Written exercise » Reproduce exactly the lines from the one containing "Convert this chart to matplotlib code." through the one containing "0.474, 0.474, 0.474]", both included, and nothing else.
====== Records for the task ======
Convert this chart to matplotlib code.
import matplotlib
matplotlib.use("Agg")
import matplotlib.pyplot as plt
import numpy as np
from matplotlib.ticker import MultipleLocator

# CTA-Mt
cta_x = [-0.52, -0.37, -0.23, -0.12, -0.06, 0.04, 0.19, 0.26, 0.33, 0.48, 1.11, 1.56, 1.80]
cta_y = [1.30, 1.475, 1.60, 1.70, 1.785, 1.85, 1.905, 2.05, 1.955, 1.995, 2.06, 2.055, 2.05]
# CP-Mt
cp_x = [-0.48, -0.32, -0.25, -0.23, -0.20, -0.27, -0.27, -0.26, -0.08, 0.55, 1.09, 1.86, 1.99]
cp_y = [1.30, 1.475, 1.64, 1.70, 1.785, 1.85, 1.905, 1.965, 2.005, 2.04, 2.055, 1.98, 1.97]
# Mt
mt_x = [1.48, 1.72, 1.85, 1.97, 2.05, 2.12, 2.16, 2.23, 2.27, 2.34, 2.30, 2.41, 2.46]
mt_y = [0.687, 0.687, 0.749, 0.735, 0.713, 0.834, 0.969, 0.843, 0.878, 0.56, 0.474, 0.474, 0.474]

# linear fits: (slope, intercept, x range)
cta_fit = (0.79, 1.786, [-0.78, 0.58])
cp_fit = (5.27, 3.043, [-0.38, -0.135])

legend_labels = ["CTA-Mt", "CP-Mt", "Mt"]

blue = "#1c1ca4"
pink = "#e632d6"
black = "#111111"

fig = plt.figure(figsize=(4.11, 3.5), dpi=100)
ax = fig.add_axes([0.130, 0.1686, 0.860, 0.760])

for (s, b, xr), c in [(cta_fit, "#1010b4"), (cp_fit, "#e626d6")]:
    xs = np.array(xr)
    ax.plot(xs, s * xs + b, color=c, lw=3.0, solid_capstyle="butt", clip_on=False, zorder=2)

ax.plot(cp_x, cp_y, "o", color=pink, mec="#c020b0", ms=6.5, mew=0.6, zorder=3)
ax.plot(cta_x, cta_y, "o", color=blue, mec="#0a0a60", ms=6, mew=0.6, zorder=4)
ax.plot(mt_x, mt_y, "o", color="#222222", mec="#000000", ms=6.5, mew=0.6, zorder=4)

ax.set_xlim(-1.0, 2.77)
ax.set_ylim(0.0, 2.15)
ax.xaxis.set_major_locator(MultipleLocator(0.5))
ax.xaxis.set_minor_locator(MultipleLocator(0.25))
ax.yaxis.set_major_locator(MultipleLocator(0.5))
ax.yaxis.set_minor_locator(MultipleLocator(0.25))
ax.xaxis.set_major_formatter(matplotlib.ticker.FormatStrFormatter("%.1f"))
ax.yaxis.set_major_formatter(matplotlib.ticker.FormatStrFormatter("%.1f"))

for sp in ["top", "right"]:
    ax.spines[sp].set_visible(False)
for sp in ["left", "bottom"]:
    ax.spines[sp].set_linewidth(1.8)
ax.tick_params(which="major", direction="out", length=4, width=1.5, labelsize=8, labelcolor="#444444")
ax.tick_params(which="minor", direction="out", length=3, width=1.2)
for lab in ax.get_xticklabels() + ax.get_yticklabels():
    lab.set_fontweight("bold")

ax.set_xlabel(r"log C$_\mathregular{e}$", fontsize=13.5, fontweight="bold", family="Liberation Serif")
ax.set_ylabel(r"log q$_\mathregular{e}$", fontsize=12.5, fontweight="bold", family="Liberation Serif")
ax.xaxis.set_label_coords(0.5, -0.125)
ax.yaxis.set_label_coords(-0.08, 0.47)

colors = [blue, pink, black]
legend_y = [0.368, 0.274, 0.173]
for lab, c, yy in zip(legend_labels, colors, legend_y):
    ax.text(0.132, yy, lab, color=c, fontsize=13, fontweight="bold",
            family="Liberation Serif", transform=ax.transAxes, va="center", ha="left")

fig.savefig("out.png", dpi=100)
======
====== Records for the task ======
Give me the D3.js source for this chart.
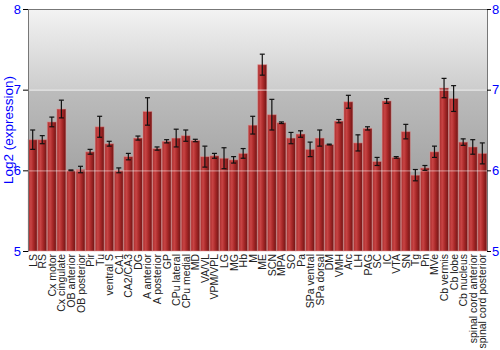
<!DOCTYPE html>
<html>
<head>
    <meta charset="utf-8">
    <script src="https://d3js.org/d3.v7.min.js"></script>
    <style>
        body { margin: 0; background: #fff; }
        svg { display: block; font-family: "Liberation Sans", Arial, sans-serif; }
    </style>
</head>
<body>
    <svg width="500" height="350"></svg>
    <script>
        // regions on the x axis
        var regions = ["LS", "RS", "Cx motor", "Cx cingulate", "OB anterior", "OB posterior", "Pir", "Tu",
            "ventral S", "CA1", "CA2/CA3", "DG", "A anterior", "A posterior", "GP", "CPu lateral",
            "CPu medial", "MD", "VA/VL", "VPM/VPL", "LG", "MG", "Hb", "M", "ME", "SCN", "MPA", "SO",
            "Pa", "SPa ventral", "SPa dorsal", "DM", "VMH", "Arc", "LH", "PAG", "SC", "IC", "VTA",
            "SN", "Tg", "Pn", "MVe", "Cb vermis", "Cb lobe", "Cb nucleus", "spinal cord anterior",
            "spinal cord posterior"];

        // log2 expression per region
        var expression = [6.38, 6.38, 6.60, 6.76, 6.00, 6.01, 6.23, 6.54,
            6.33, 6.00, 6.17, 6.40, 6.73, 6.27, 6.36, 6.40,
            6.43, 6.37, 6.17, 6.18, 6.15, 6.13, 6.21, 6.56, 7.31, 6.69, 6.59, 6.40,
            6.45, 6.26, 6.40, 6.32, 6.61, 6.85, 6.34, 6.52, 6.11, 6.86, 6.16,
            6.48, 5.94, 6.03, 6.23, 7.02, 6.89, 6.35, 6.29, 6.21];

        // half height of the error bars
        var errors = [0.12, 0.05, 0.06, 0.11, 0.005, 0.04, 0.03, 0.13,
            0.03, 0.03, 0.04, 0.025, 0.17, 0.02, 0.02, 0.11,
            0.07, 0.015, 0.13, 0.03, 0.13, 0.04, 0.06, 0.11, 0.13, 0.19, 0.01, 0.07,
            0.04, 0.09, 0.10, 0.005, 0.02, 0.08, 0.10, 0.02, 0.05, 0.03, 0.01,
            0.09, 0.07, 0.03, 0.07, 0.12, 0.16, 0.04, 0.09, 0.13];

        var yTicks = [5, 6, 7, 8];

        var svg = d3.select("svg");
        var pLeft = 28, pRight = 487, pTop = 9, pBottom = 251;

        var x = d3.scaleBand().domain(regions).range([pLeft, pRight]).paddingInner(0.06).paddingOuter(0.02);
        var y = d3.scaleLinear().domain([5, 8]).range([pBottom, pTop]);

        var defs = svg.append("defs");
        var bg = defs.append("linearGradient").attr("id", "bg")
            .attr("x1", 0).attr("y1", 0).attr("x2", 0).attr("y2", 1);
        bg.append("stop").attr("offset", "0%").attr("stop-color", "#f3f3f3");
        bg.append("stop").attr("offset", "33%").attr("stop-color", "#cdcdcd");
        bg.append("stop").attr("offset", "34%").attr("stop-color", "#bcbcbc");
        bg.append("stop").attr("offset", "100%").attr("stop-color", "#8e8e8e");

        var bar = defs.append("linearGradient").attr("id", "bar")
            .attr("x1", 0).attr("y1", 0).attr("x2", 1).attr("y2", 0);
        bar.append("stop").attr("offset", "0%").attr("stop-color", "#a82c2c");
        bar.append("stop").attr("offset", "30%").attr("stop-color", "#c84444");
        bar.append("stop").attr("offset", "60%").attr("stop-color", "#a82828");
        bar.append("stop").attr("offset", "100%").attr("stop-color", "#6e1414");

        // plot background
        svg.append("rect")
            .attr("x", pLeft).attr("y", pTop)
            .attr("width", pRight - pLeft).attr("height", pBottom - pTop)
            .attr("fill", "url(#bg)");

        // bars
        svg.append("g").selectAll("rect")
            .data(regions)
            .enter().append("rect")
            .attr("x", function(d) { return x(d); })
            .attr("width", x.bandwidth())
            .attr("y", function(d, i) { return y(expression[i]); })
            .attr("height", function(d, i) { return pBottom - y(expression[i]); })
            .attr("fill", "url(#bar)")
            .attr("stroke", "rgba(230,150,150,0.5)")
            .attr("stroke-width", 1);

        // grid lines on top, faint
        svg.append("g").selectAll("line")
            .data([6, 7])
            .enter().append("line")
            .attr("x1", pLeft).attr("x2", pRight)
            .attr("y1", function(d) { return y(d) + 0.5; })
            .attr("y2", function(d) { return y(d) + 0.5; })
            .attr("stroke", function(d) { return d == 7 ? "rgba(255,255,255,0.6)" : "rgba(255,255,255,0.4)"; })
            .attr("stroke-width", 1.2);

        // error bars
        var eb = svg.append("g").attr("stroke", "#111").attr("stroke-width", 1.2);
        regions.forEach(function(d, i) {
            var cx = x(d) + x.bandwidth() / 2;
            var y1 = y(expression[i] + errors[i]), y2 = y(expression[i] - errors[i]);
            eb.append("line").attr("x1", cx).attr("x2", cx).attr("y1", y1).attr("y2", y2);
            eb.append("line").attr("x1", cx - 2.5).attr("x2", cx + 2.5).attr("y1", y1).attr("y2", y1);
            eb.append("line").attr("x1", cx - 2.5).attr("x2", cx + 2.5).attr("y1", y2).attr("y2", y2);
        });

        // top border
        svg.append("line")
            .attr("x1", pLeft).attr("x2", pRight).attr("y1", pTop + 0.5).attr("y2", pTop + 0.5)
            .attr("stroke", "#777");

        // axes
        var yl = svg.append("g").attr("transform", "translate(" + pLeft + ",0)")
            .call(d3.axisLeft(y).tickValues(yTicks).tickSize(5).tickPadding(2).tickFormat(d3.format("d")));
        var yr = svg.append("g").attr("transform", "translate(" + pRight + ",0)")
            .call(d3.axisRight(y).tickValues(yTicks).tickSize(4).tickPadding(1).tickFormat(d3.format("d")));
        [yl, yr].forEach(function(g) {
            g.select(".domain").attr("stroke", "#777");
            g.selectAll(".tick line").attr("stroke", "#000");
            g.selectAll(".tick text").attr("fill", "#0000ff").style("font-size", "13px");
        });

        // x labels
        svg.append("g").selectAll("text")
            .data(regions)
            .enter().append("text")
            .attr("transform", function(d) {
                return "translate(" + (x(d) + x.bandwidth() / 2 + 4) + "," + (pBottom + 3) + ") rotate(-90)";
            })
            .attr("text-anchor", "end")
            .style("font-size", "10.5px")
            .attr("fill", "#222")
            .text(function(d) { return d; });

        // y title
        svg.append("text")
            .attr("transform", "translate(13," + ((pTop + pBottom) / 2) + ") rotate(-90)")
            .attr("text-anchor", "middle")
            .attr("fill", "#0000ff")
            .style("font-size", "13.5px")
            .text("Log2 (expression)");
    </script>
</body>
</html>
======
Response »
Convert this chart to matplotlib code.
import matplotlib
matplotlib.use("Agg")
import matplotlib.pyplot as plt
import numpy as np
from matplotlib.ticker import MultipleLocator

# CTA-Mt
cta_x = [-0.52, -0.37, -0.23, -0.12, -0.06, 0.04, 0.19, 0.26, 0.33, 0.48, 1.11, 1.56, 1.80]
cta_y = [1.30, 1.475, 1.60, 1.70, 1.785, 1.85, 1.905, 2.05, 1.955, 1.995, 2.06, 2.055, 2.05]
# CP-Mt
cp_x = [-0.48, -0.32, -0.25, -0.23, -0.20, -0.27, -0.27, -0.26, -0.08, 0.55, 1.09, 1.86, 1.99]
cp_y = [1.30, 1.475, 1.64, 1.70, 1.785, 1.85, 1.905, 1.965, 2.005, 2.04, 2.055, 1.98, 1.97]
# Mt
mt_x = [1.48, 1.72, 1.85, 1.97, 2.05, 2.12, 2.16, 2.23, 2.27, 2.34, 2.30, 2.41, 2.46]
mt_y = [0.687, 0.687, 0.749, 0.735, 0.713, 0.834, 0.969, 0.843, 0.878, 0.56, 0.474, 0.474, 0.474]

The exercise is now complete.